Helping the referee see a foul is part of the game – which is very different from trying to get him to see a foul that never was, a la Suarez (which apparently rubbed off on Stuart Downing). For the record, I’m all for retroactive yellow cards for diving. Quite frankly, as an ambassador of the game in my small circle of the world, diving is an embarrassment.
Meanwhile, back on the pitch, when Ryan Giggs protects the family jewels, creating a crack in the wall through which the talismanic (a cliché, but apt) Steven Gerrard threads his scoring effort, screams and clapping ricochet around my empty home, mocking my euphoria. And really, when you think about it – clapping all alone?
Twenty minutes until the final whistle is encouraging – but what is not is Wayne Rooney and Nani entering the game, with Chicharito warming up on the sideline. And for the next 12 minutes Manchester United press as Liverpool shrink back to their own half, content to see if they can just hang on. But as any sports fan knows, such defensive tactics never work and, after the Mexican comes on in the 75th minute, it is only 5 minutes later before he adds to his tally for the season and ties the game with a goal that is even more impressive when viewed later, not only for his uncanny anticipation but also for his ability to escape Martin Skrtel’s embrace.
While United is improved with all three of their superstars on the pitch, after the tying goal Liverpool is once again the better team. In the final 10 minutes, Liverpool creates four clear opportunities to win while United doesn’t manage any. That they fail to convert any of these chances merely underscores the kind of day it is. No matter your allegiance, it’s hard to deny that Rooney’s most notable play during his 20 minutes on the pitch was a defensive header inside his own six yard box.

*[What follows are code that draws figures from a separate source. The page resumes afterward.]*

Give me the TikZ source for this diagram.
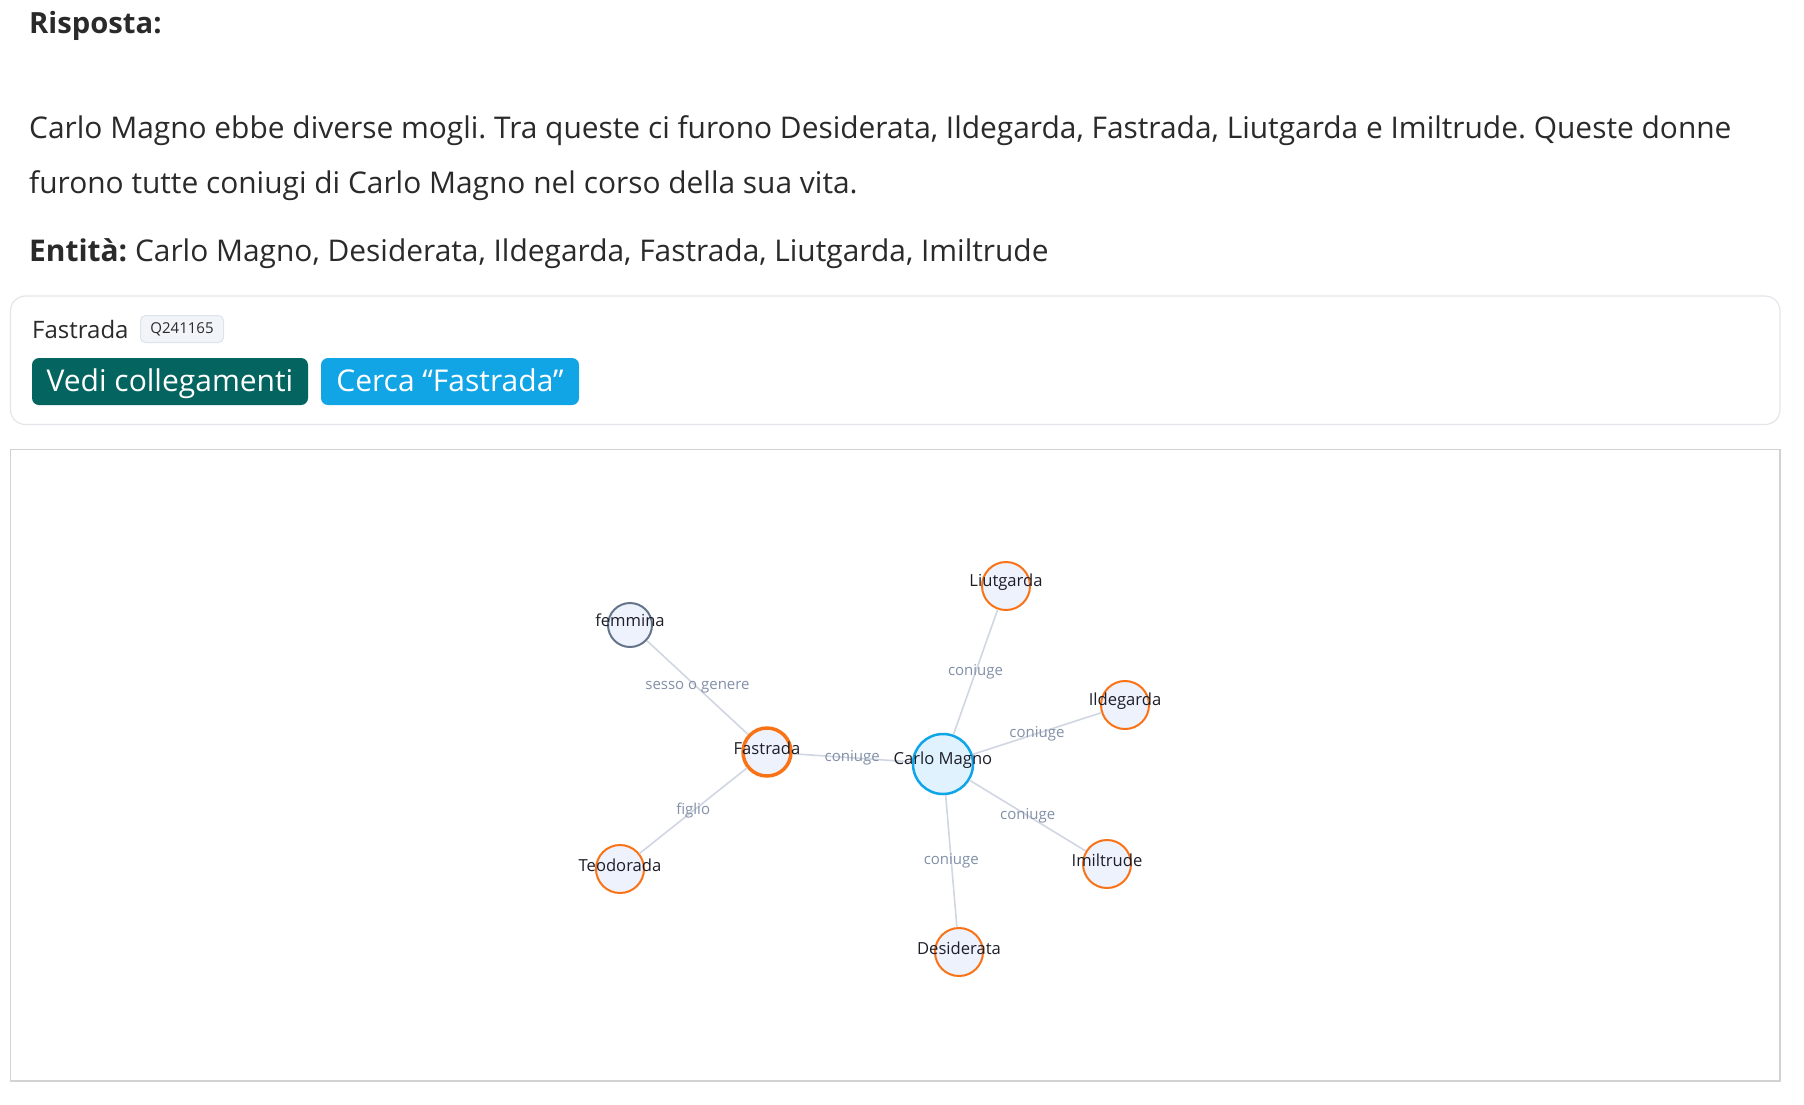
\documentclass[tikz,border=0pt]{standalone}
\usepackage{fontspec}
\setmainfont{Open Sans}
\frenchspacing
\definecolor{txt}{HTML}{2A2A2A}
\definecolor{cardline}{HTML}{E3E6EA}
\definecolor{panelline}{HTML}{D2D2D2}
\definecolor{teal}{HTML}{04645F}
\definecolor{sky}{HTML}{12A5E6}
\definecolor{badgefill}{HTML}{F1F5F9}
\definecolor{badgeline}{HTML}{DDE3EA}
\definecolor{nfill}{HTML}{EEF2FC}
\definecolor{cfill}{HTML}{E0F2FE}
\definecolor{cline}{HTML}{0EA5E9}
\definecolor{orange}{HTML}{F97316}
\definecolor{slate}{HTML}{64748B}
\definecolor{edgec}{HTML}{D0D6E2}
\definecolor{elab}{HTML}{8290A8}
\definecolor{nlab}{HTML}{1E1E2A}
\begin{document}
\begin{tikzpicture}[x=1pt,y=-1pt,
  body/.style={anchor=base west,inner sep=0,text=txt,font=\fontsize{29.9}{34}\selectfont},
  btn/.style={rounded corners=7pt,text=white,font=\fontsize{30}{34}\selectfont,inner sep=0,minimum height=47pt,text height=24pt,text depth=4pt},
  ent/.style={circle,draw=orange,fill=nfill,line width=2pt,minimum size=48pt,inner sep=0},
  nlabel/.style={text=nlab,font=\fontsize{16.6}{18}\selectfont,inner sep=0},
  edge/.style={draw=edgec,line width=1.6pt},
  elabel/.style={text=elab,font=\fontsize{15}{16}\selectfont,inner sep=0,midway,yshift=0pt}
]
\useasboundingbox[fill=white] (0,0) rectangle (1804,1104);

% answer text
\node[body,font=\bfseries\fontsize{29.2}{34}\selectfont] (title) at (29,33.5) {Risposta:};
\node[body] (l1) at (29,138) {Carlo Magno ebbe diverse mogli. Tra queste ci furono Desiderata, Ildegarda, Fastrada, Liutgarda e Imiltrude. Queste donne};
\node[body] (l2) at (29,193.5) {furono tutte coniugi di Carlo Magno nel corso della sua vita.};
\node[body] (l3) at (29,261.5) {\textbf{Entità:} Carlo Magno, Desiderata, Ildegarda, Fastrada, Liutgarda, Imiltrude};

% card
\draw[cardline,line width=1.2pt,rounded corners=15pt] (10.5,296) rectangle (1780,424.5);
\node[body,font=\fontsize{24}{28}\selectfont] (cardname) at (32,338) {Fastrada};
\node[draw=badgeline,fill=badgefill,rounded corners=5pt,line width=1pt,text=txt,
      font=\fontsize{15}{18}\selectfont,minimum width=83pt,minimum height=27pt,inner sep=0] (badge) at (182,329) {Q241165};
\node[btn,fill=teal,minimum width=276pt] (b1) at (170,381.5) {Vedi collegamenti};
\node[btn,fill=sky,minimum width=258pt] (b2) at (450,381.5) {Cerca “Fastrada”};

% graph panel
\draw[panelline,line width=1.2pt] (10.5,449.5) rectangle (1780,1081);

% nodes
\node[ent,draw=slate,minimum size=44pt] (fem) at (630,625) {};
\node[ent] (liu) at (1006,586) {};
\node[ent] (ild) at (1125,705) {};
\node[ent,line width=3.5pt] (fas) at (767,752) {};
\node[ent,draw=cline,fill=cfill,minimum size=60pt,line width=2.5pt] (car) at (943,764) {};
\node[ent] (teo) at (620,869) {};
\node[ent] (imi) at (1107,864) {};
\node[ent] (des) at (959,952) {};

% edges
\path[edge] (fem) -- (fas) node[elabel] {sesso o genere};
\path[edge] (fas) -- (car) node[elabel] {coniuge};
\path[edge] (fas) -- (teo) node[elabel] {figlio};
\path[edge] (car) -- (liu) node[elabel] {coniuge};
\path[edge] (car) -- (ild) node[elabel] {coniuge};
\path[edge] (car) -- (imi) node[elabel] {coniuge};
\path[edge] (car) -- (des) node[elabel] {coniuge};

% node labels
\node[nlabel] (femL) at ([yshift=5pt]fem.center) {femmina};
\node[nlabel] (liuL) at ([yshift=4pt]liu.center) {Liutgarda};
\node[nlabel] (ildL) at ([yshift=4pt]ild.center) {Ildegarda};
\node[nlabel] (fasL) at ([yshift=4pt]fas.center) {Fastrada};
\node[nlabel] (carL) at ([yshift=4pt]car.center) {Carlo Magno};
\node[nlabel] (teoL) at ([yshift=4pt]teo.center) {Teodorada};
\node[nlabel] (imiL) at ([yshift=4pt]imi.center) {Imiltrude};
\node[nlabel] (desL) at ([yshift=4pt]des.center) {Desiderata};
\end{tikzpicture}
\end{document}
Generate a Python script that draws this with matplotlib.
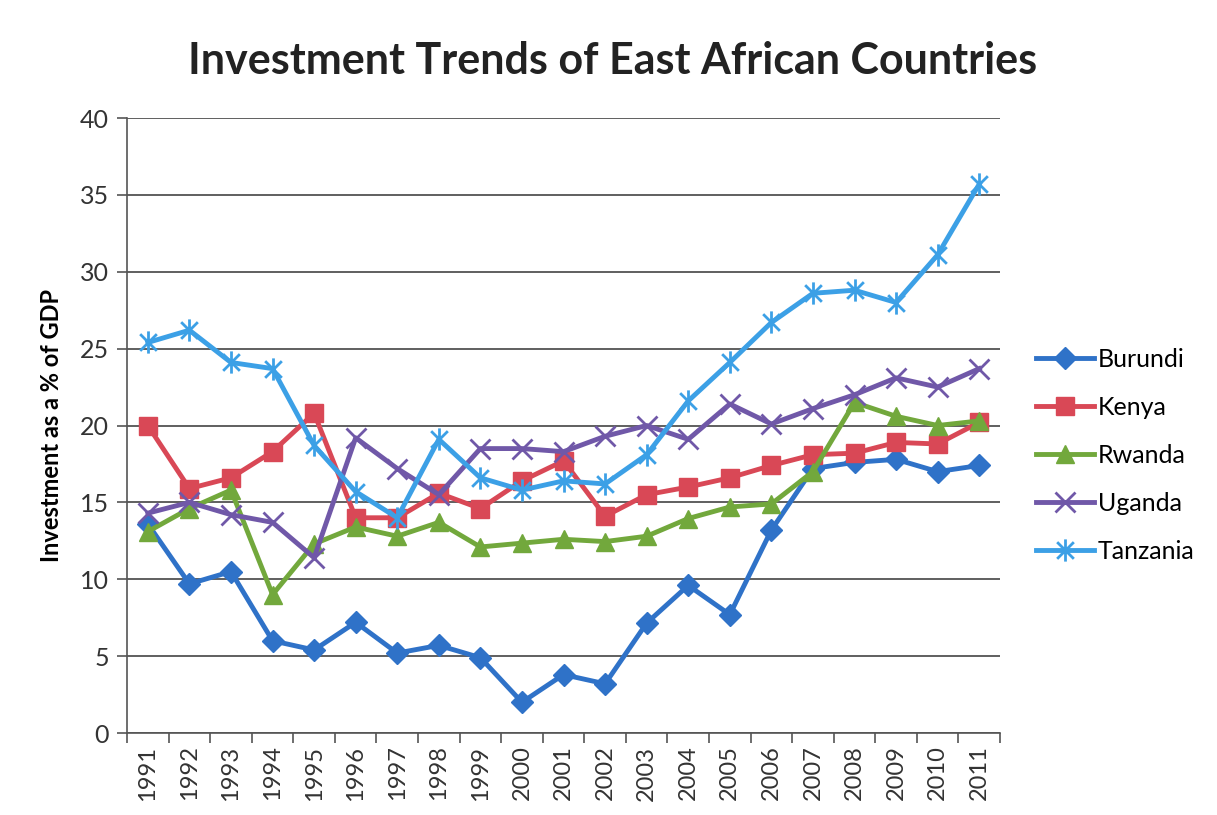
import numpy as np
import matplotlib
matplotlib.use("Agg")
import matplotlib.pyplot as plt
from matplotlib.path import Path

plt.rcParams['font.family'] = ['Lato', 'DejaVu Sans']

years = list(range(1991, 2012))
burundi = [13.6, 9.7, 10.5, 6.0, 5.4, 7.2, 5.2, 5.7, 4.9, 2.0, 3.8,
           3.2, 7.15, 9.6, 7.7, 13.2, 17.2, 17.6, 17.8, 17.0, 17.4]
kenya = [20.0, 15.9, 16.6, 18.3, 20.8, 14.0, 14.0, 15.6, 14.6, 16.4, 17.7,
         14.1, 15.5, 16.0, 16.6, 17.4, 18.1, 18.2, 18.9, 18.8, 20.2]
rwanda = [13.1, 14.6, 15.8, 9.0, 12.3, 13.4, 12.8, 13.7, 12.1, 12.35, 12.6,
          12.45, 12.8, 13.95, 14.7, 14.9, 17.0, 21.5, 20.6, 20.0, 20.3]
uganda = [14.3, 15.0, 14.2, 13.7, 11.4, 19.2, 17.2, 15.5, 18.5, 18.5, 18.3,
          19.3, 20.0, 19.1, 21.4, 20.1, 21.1, 22.0, 23.1, 22.5, 23.7]
tanzania = [25.4, 26.2, 24.1, 23.7, 18.7, 15.7, 14.0, 19.1, 16.6, 15.8, 16.4,
            16.2, 18.1, 21.6, 24.1, 26.7, 28.6, 28.8, 28.0, 31.1, 35.7]

names = ['Burundi', 'Kenya', 'Rwanda', 'Uganda', 'Tanzania']
series = [burundi, kenya, rwanda, uganda, tanzania]
colors = ['#2F72C8', '#D94856', '#72A83C', '#7058A8', '#3CA0E6']

# excel-style asterisk: vertical bar plus an X
asterisk = Path([(0, -1), (0, 1), (-0.75, -0.75), (0.75, 0.75), (-0.75, 0.75), (0.75, -0.75)],
                [Path.MOVETO, Path.LINETO, Path.MOVETO, Path.LINETO, Path.MOVETO, Path.LINETO])
markers = ['D', 's', '^', 'x', asterisk]
msizes = [11, 13, 13, 14, 16]

fig = plt.figure(figsize=(12.17, 8.15), dpi=100)
ax = fig.add_axes([0.1044, 0.1006, 0.7173, 0.7546])

for name, vals, c, m, ms in zip(names, series, colors, markers, msizes):
    if m in ('x',) or isinstance(m, Path):
        ax.plot(years, vals, color=c, lw=3.5, marker=m, markersize=ms,
                markeredgewidth=2, label=name)
    else:
        ax.plot(years, vals, color=c, lw=3.5, marker=m, markersize=ms,
                markeredgecolor=c, label=name)

ax.set_xlim(1990.5, 2011.5)
ax.set_ylim(0, 40)
ax.set_yticks(range(0, 41, 5))
ax.set_xticks(years)
ax.set_xticks(np.arange(1990.5, 2012, 1), minor=True)
ax.tick_params(axis='x', which='major', length=0, labelrotation=90, labelsize=17, pad=9)
ax.tick_params(axis='x', which='minor', length=7, width=1.2, color='#555555')
ax.tick_params(axis='y', length=7, width=1.2, color='#555555', labelsize=18, pad=6)
for lab in ax.get_xticklabels() + ax.get_yticklabels():
    lab.set_color('#333333')

ax.grid(axis='y', color='#444444', lw=1.2)
ax.set_axisbelow(True)
for s in ['top', 'right']:
    ax.spines[s].set_visible(False)
for s in ['left', 'bottom']:
    ax.spines[s].set_color('#555555')
    ax.spines[s].set_linewidth(1.2)

ax.set_ylabel('Investment as a % of GDP', fontsize=17, fontweight='bold', labelpad=12)
fig.suptitle('Investment Trends of East African Countries', fontsize=31,
             fontweight='bold', color='#222222', x=0.503, y=0.95)

leg = ax.legend(loc='center left', bbox_to_anchor=(1.015, 0.452), frameon=False,
                fontsize=18, handlelength=2.35, labelspacing=1.0, handletextpad=0.15)

fig.savefig('out.png', dpi=100)
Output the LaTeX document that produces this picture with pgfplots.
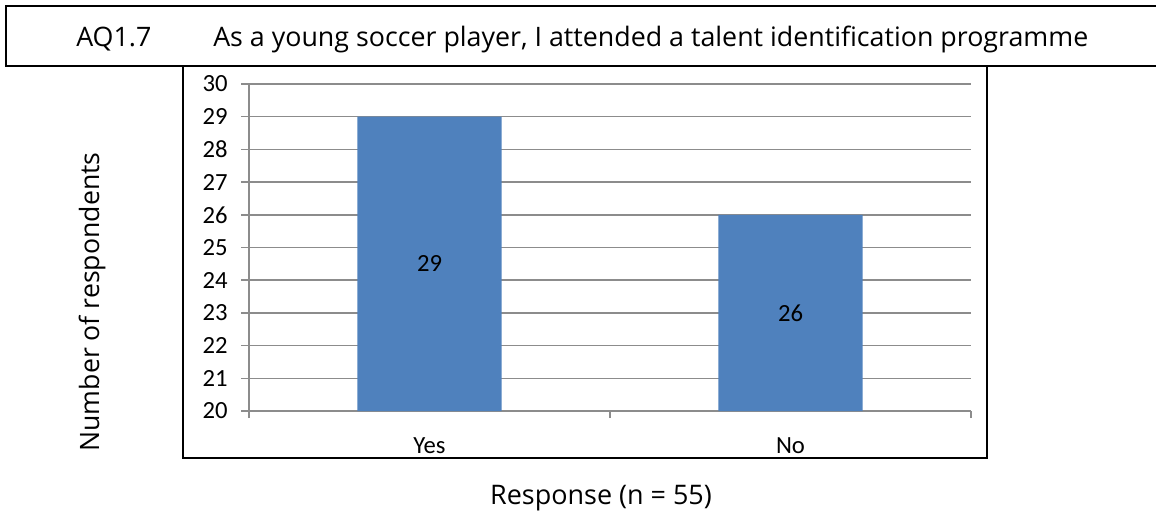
\documentclass[border=0pt]{standalone}
\usepackage{pgfplots}
\pgfplotsset{compat=1.18}
\usepackage{pgfplotstable}
\usepackage{fontspec}
\setmainfont{Carlito}
\newfontfamily\titlefont{Open Sans}
\definecolor{barblue}{HTML}{4F81BD}
\definecolor{gridgray}{HTML}{8C8C8C}

% Survey item AQ1.7: counts of respondents per answer
\pgfplotstableread{
x v
0 29
1 26
}\responses

\begin{document}
\begin{tikzpicture}[x=0.75pt,y=-0.75pt]
\path[use as bounding box] (0,0) rectangle (1156,514);
% question box and chart frame
\draw[line width=1.5pt] (6,6) rectangle (1170,66);
\draw[line width=1.5pt] (183,66) rectangle (987,458);
\node[anchor=base west, font=\titlefont\fontsize{20.1}{24}\selectfont, inner sep=0] at (76,46) {AQ1.7};
\node[anchor=base west, font=\titlefont\fontsize{20.1}{24}\selectfont, inner sep=0] at (213,46) {As a young soccer player, I attended a talent identification programme};
% axis titles
\node[anchor=base, font=\titlefont\fontsize{20.2}{22}\selectfont, inner sep=0] at (601,504) {Response (n = 55)};
\node[anchor=base, rotate=90, font=\titlefont\fontsize{20}{22}\selectfont, inner sep=0] at (99,302) {Number of respondents};
\begin{axis}[
  at={(249*0.75pt,-411*0.75pt)}, anchor=south west,
  width=541.5pt, height=245.25pt, scale only axis,
  xmin=-0.5, xmax=1.5, ymin=20, ymax=30,
  ytick={20,...,30},
  xtick={0,1}, xticklabels={Yes,No},
  minor xtick={-0.5,0.5,1.5},
  axis x line*=bottom, axis y line*=left,
  axis line style={gridgray, line width=1.1pt, -},
  ymajorgrids, major grid style={gridgray, line width=1.1pt},
  tick align=outside,
  tick style={gridgray, line width=1.1pt},
  major tick length=6pt, minor tick length=5.25pt,
  major x tick style={draw=none},
  /pgf/number format/assume math mode=true,
  tick label style={font=\fontsize{18.5}{20}\selectfont, text=black},
  xticklabel style={yshift=-10.5pt},
  yticklabel style={xshift=-6.5pt},
  clip=false,
]
\addplot[ybar, bar width=0.4, fill=barblue, draw=none] table[x=x, y=v] {\responses};
\addplot[draw=none, mark=none, nodes near coords, point meta=explicit,
  nodes near coords style={anchor=center, font=\fontsize{18.5}{20}\selectfont, text=black}]
  table[x=x, y expr={(\thisrow{v}+20)/2}, meta=v] {\responses};
\end{axis}
\end{tikzpicture}
\end{document}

It also says something that Manchester United’s man of the match was their goalkeeper. Speaking of whom….De Gea is the real deal. I was one of the many reserving judgment on the Spaniard after he seemed to lack composure during the first couple of games. But he has found his confidence and has settled down to be United’s savior, perhaps aided by sticky fingers from a certain now-infamous donut.
But no points are awarded for playing better than the other team. Goals matter and Liverpool didn’t score enough, despite a surfeit of chances. The opportunity was there….and it was wasted.
This is farlieonfootie for October 20.